--- Begin ---

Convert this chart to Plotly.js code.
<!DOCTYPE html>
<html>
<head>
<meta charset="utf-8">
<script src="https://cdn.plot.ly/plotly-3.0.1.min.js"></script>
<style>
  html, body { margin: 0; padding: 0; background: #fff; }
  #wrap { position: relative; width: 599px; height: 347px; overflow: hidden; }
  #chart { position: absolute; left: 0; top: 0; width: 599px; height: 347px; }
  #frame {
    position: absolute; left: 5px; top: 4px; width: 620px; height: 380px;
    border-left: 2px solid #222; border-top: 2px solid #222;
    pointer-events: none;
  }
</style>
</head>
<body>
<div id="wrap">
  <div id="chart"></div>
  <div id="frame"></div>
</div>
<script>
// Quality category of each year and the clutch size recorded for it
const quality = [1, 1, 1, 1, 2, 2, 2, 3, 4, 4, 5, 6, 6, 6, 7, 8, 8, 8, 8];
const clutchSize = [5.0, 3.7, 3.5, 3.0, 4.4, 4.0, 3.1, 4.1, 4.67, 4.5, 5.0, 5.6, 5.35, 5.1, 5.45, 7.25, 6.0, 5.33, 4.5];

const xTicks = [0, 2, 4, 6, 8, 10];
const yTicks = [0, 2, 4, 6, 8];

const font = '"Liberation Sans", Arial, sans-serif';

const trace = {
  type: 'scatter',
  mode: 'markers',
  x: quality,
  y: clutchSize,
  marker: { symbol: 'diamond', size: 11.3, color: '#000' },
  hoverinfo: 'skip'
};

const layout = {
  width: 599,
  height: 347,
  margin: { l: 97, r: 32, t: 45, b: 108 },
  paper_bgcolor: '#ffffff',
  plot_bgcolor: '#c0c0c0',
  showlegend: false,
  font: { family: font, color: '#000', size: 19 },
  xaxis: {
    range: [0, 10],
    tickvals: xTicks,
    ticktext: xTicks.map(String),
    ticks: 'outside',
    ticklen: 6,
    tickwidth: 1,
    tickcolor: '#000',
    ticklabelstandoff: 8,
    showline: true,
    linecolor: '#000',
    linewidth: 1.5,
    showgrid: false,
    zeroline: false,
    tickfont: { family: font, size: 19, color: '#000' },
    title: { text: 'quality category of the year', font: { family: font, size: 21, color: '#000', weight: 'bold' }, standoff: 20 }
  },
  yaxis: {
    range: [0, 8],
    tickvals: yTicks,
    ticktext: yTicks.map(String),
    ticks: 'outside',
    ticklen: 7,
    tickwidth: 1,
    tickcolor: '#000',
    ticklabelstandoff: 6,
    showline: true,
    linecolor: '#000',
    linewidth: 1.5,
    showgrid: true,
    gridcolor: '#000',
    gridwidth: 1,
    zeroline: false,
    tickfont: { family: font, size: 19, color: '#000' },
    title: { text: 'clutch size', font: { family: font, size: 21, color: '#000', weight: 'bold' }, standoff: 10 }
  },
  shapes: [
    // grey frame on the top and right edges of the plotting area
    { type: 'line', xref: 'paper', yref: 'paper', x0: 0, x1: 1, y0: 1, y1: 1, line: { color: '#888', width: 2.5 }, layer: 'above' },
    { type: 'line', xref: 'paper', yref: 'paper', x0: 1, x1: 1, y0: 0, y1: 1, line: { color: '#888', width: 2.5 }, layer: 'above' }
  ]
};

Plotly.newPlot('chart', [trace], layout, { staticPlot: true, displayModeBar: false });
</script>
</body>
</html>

--- End ---

## JOB
Which lines contain the word "chart"? Return each of them.

## SOLUTION FOR THIS EXERCISE
Convert this chart to Plotly.js code.
  #chart { position: absolute; left: 0; top: 0; width: 599px; height: 347px; }
  <div id="chart"></div>
Plotly.newPlot('chart', [trace], layout, { staticPlot: true, displayModeBar: false });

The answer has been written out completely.